No final, uma matéria que parece que foi escrita para mim e para o momento que estou vivendo aqui: DESAPEGO.
A análise de um livro sobre o efeito do desapego dos bens materiais na nossa vida. A jornalista, muito bem humorada, viveu ela o exemplo dado pelo livro e começou a se desfazer de 50 coisas materiais que a rodeavam com o objetivo de deixar sua vida e sua psique mais leve. Algo que eu particularmente acredito e que sei como é difícil.
A forma como ela ia fazendo isto era explicando porque nos apegamos, porque não queremos nos desfazer e os fios que nos prendem a bens materiais que de fato, não significam muito; apesar de demonstrarem quem somos, no que acreditamos e como nos relacionamos com nossas memórias afetivas. Muito interessante e até certa forma uma matéria libertadora.
Depois de ler a Revista toda, sempre TODA, por causa desta minha mania de não parar antes de terminar (um inferno isto, por sinal, e nada a ver com esta vibe), senti-me menos propenso a FAZER e mais propenso a PENSAR. Deu-me uma enorme vontade de parar tudo e escrever. Escrever sobre algo que para mim é tão difícil: o desligar dos neurônios capitalistas, urbanos e materiais. Em sua mais ampla forma e contexto.

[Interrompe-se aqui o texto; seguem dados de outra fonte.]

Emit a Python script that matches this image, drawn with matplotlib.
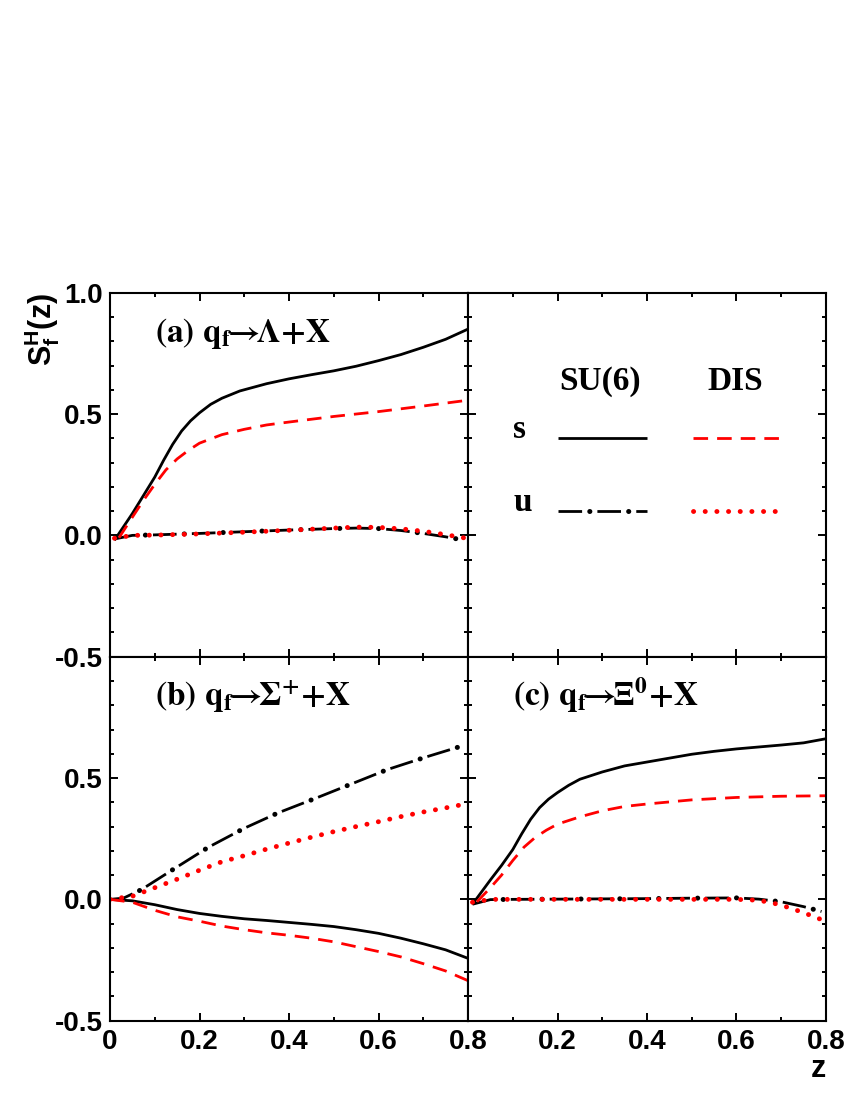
import matplotlib
matplotlib.use('Agg')
import matplotlib.pyplot as plt
from matplotlib.ticker import MultipleLocator

plt.rcParams['font.family'] = ['Liberation Sans', 'DejaVu Sans']
plt.rcParams['font.weight'] = 'bold'
plt.rcParams['mathtext.fontset'] = 'custom'
plt.rcParams['mathtext.rm'] = 'Liberation Sans:bold'
plt.rcParams['mathtext.bf'] = 'Liberation Sans:bold'
plt.rcParams['mathtext.it'] = 'Liberation Sans:bold'
plt.rcParams['lines.scale_dashes'] = False

# ---- data: (a) q_f -> Lambda + X
za_s_su6 = [0.01, 0.03, 0.05, 0.075, 0.10, 0.12, 0.14, 0.16, 0.18, 0.20, 0.225, 0.25, 0.29,
            0.35, 0.40, 0.45, 0.50, 0.55, 0.60, 0.65, 0.70, 0.75, 0.80]
sa_s_su6 = [-0.02, 0.035, 0.09, 0.165, 0.24, 0.31, 0.375, 0.43, 0.472, 0.505, 0.54, 0.565, 0.595,
            0.625, 0.645, 0.662, 0.678, 0.697, 0.72, 0.745, 0.775, 0.808, 0.85]
za_s_dis = [0.02, 0.05, 0.075, 0.10, 0.125, 0.15, 0.175, 0.20, 0.25, 0.30, 0.35, 0.40, 0.50, 0.60, 0.70, 0.80]
sa_s_dis = [-0.01, 0.075, 0.145, 0.21, 0.27, 0.315, 0.35, 0.38, 0.415, 0.437, 0.455, 0.467, 0.49, 0.51, 0.533, 0.557]
za_u_su6 = [0.01, 0.05, 0.10, 0.20, 0.30, 0.40, 0.50, 0.55, 0.60, 0.65, 0.70, 0.75, 0.78]
sa_u_su6 = [-0.015, 0.0, 0.002, 0.008, 0.015, 0.022, 0.028, 0.03, 0.028, 0.02, 0.008, -0.006, -0.016]
za_u_dis = [0.01, 0.05, 0.10, 0.20, 0.30, 0.40, 0.50, 0.55, 0.60, 0.65, 0.70, 0.75, 0.79]
sa_u_dis = [-0.012, 0.0, 0.001, 0.006, 0.013, 0.021, 0.03, 0.034, 0.033, 0.027, 0.017, 0.003, -0.01]

# ---- data: (b) q_f -> Sigma+ + X
zb = [0.0, 0.05, 0.10, 0.15, 0.20, 0.25, 0.30, 0.35, 0.40, 0.45, 0.50, 0.55, 0.60, 0.65, 0.70, 0.75, 0.80]
sb_s_su6 = [0.0, -0.006, -0.022, -0.042, -0.058, -0.07, -0.08, -0.087, -0.095, -0.103, -0.112,
            -0.125, -0.14, -0.16, -0.183, -0.208, -0.243]
sb_s_dis = [0.0, -0.012, -0.045, -0.072, -0.09, -0.11, -0.125, -0.138, -0.148, -0.16, -0.175,
            -0.195, -0.215, -0.237, -0.265, -0.295, -0.335]
sb_u_dis = [0.0, 0.013, 0.048, 0.083, 0.12, 0.155, 0.18, 0.207, 0.232, 0.256, 0.279,
            0.30, 0.32, 0.341, 0.36, 0.377, 0.395]
zb_u_su6 = [0.0, 0.03, 0.07, 0.145, 0.22, 0.30, 0.375, 0.46, 0.54, 0.62, 0.705, 0.79]
sb_u_su6 = [0.0, 0.005, 0.04, 0.128, 0.215, 0.293, 0.356, 0.417, 0.476, 0.535, 0.586, 0.634]

# ---- data: (c) q_f -> Xi0 + X
zc_s_su6 = [0.01, 0.03, 0.05, 0.075, 0.10, 0.12, 0.14, 0.16, 0.18, 0.20, 0.225, 0.25, 0.30,
            0.35, 0.40, 0.45, 0.50, 0.55, 0.60, 0.65, 0.70, 0.75, 0.80]
sc_s_su6 = [-0.02, 0.03, 0.08, 0.14, 0.205, 0.27, 0.33, 0.378, 0.413, 0.44, 0.47, 0.495, 0.525,
            0.55, 0.566, 0.582, 0.598, 0.61, 0.62, 0.628, 0.636, 0.645, 0.662]
zc_s_dis = [0.02, 0.05, 0.075, 0.10, 0.125, 0.15, 0.175, 0.20, 0.25, 0.30, 0.35, 0.40, 0.50, 0.60, 0.70, 0.80]
sc_s_dis = [-0.01, 0.048, 0.10, 0.16, 0.215, 0.255, 0.285, 0.31, 0.34, 0.365, 0.383, 0.393, 0.41, 0.42, 0.425, 0.427]
zc_u_su6 = [0.01, 0.05, 0.10, 0.20, 0.30, 0.40, 0.50, 0.60, 0.65, 0.70, 0.75, 0.79]
sc_u_su6 = [-0.02, -0.001, 0.0, 0.001, 0.002, 0.003, 0.005, 0.006, 0.001, -0.01, -0.03, -0.05]
zc_u_dis = [0.01, 0.05, 0.10, 0.20, 0.30, 0.40, 0.50, 0.60, 0.64, 0.67, 0.70, 0.73, 0.76, 0.785, 0.80]
sc_u_dis = [-0.012, 0.0, 0.0, 0.0, 0.0, 0.0, 0.0, 0.0, -0.003, -0.01, -0.024, -0.042, -0.062, -0.08, -0.088]

x_ticks = [0.0, 0.2, 0.4, 0.6, 0.8]
y_ticks = [-0.5, 0.0, 0.5, 1.0]
y_ticklabels = ['-0.5', '0.0', '0.5', '1.0']
x_ticklabels = ['0', '0.2', '0.4', '0.6', '0.8']

panel_labels = [r'$\mathbf{(a)\ q_f}\!\!\rightarrow\!\!\Lambda\mathbf{{+}X}$',
                r'$\mathbf{(b)\ q_f}\!\!\rightarrow\!\!\Sigma^{+}\mathbf{{+}X}$',
                r'$\mathbf{(c)\ q_f}\!\!\rightarrow\!\!\Xi^{0}\mathbf{{+}X}$']

# ---- styles
LW = 2.0


def s_su6(ax, z, s, **kw):
    ax.plot(z, s, color='black', lw=LW, solid_capstyle='butt', **kw)


def s_dis(ax, z, s, **kw):
    ax.plot(z, s, color='red', lw=LW, linestyle=(0, (10.5, 6.5)), dash_capstyle='butt', **kw)


def u_su6(ax, z, s, **kw):
    ax.plot(z, s, color='black', lw=LW, linestyle=(0, (17, 11)), dash_capstyle='butt', **kw)
    ax.plot(z, s, color='black', lw=3.6, linestyle=(5.5, (0.1, 27.9)), dash_capstyle='round', **kw)


def u_dis(ax, z, s, **kw):
    ax.plot(z, s, color='red', lw=3.5, linestyle=(0, (0.1, 8.3)), dash_capstyle='round', **kw)


fig = plt.figure(figsize=(8.5, 11), dpi=100)
W, H = 358 / 850, 364 / 1100
L1, L2 = 110 / 850, 468 / 850
B1, B2 = (1100 - 656.7) / 1100, (1100 - 1020.7) / 1100
ax_a = fig.add_axes([L1, B1, W, H])
ax_l = fig.add_axes([L2, B1, W, H])
ax_b = fig.add_axes([L1, B2, W, H])
ax_c = fig.add_axes([L2, B2, W, H])

for ax in (ax_a, ax_l, ax_b, ax_c):
    ax.set_xlim(0, 0.8)
    ax.set_ylim(-0.5, 1.0)
    ax.set_xticks(x_ticks)
    ax.set_yticks(y_ticks)
    ax.xaxis.set_minor_locator(MultipleLocator(0.1))
    ax.yaxis.set_minor_locator(MultipleLocator(0.1))
    ax.tick_params(which='both', direction='in', top=True, right=True, width=1.4,
                   labelsize=20, labelbottom=False, labelleft=False)
    ax.tick_params(which='major', length=6)
    ax.tick_params(which='minor', length=3)
    ax.tick_params(axis='y', pad=5)
    ax.tick_params(axis='x', pad=6)
    for sp in ax.spines.values():
        sp.set_linewidth(1.5)

ax_a.tick_params(labelleft=True)
ax_a.set_yticklabels(y_ticklabels)
ax_b.tick_params(labelleft=True, labelbottom=True)
ax_b.set_yticklabels(y_ticklabels[:-1] + [''])
ax_b.set_xticklabels(x_ticklabels)
ax_c.tick_params(labelbottom=True)
ax_c.set_xticklabels([''] + x_ticklabels[1:])

# curves
s_su6(ax_a, za_s_su6, sa_s_su6)
u_su6(ax_a, za_u_su6, sa_u_su6)
s_dis(ax_a, za_s_dis, sa_s_dis)
u_dis(ax_a, za_u_dis, sa_u_dis)

s_su6(ax_b, zb, sb_s_su6)
u_su6(ax_b, zb_u_su6, sb_u_su6)
s_dis(ax_b, zb, sb_s_dis)
u_dis(ax_b, zb, sb_u_dis)

s_su6(ax_c, zc_s_su6, sc_s_su6)
u_su6(ax_c, zc_u_su6, sc_u_su6)
s_dis(ax_c, zc_s_dis, sc_s_dis)
u_dis(ax_c, zc_u_dis, sc_u_dis)

for ax, lab in zip((ax_a, ax_b, ax_c), panel_labels):
    ax.text(0.126, 0.864, lab, transform=ax.transAxes, fontsize=24,
            math_fontfamily='stix', ha='left', va='baseline')

# legend panel
serif = ['Liberation Serif', 'DejaVu Serif']
ax_l.text(0.369, 0.732, 'SU(6)', transform=ax_l.transAxes, fontsize=24, family=serif,
          fontweight='bold', ha='center', va='baseline')
ax_l.text(0.746, 0.732, 'DIS', transform=ax_l.transAxes, fontsize=24, family=serif,
          fontweight='bold', ha='center', va='baseline')
ax_l.text(0.126, 0.602, 's', transform=ax_l.transAxes, fontsize=24, family=serif,
          fontweight='bold', ha='left', va='baseline')
ax_l.text(0.126, 0.399, 'u', transform=ax_l.transAxes, fontsize=24, family=serif,
          fontweight='bold', ha='left', va='baseline')
s_su6(ax_l, [0.251, 0.5], [0.602, 0.602], transform=ax_l.transAxes)
s_dis(ax_l, [0.628, 0.877], [0.602, 0.602], transform=ax_l.transAxes)
u_su6(ax_l, [0.251, 0.5], [0.401, 0.401], transform=ax_l.transAxes)
u_dis(ax_l, [0.628, 0.877], [0.401, 0.401], transform=ax_l.transAxes)

# axis titles
fig.text(42 / 850, 1 - 293 / 1100, r'$\mathrm{S_f^H(z)}$', rotation=90, fontsize=22,
         ha='center', va='top')
fig.text(826 / 850, 23 / 1100, 'z', fontsize=22, fontweight='bold', ha='right', va='baseline')

fig.savefig('out.png', dpi=100)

Olhando para dentro, mesmo que não seja com muita profundidade, sinto mais vontade de escrever. Sinto mais vontade de aprender um instrumento musical e ler algo menos técnico como o que estou lendo hoje, “A marcha dos grilos canibais”.
Sei que isto é passageiro e é só eu ler alguns emails sobre o que acontece fora daqui que meu tino e meu instinto de caçador acordam na hora. Mas não deixa de ser interessante como podemos ser mais de uma pessoa dependendo da influência do meio que nos cerca. Hoje, especificamente, gostaria de ser outra pessoa; mas sem deixar de ser eu mesmo.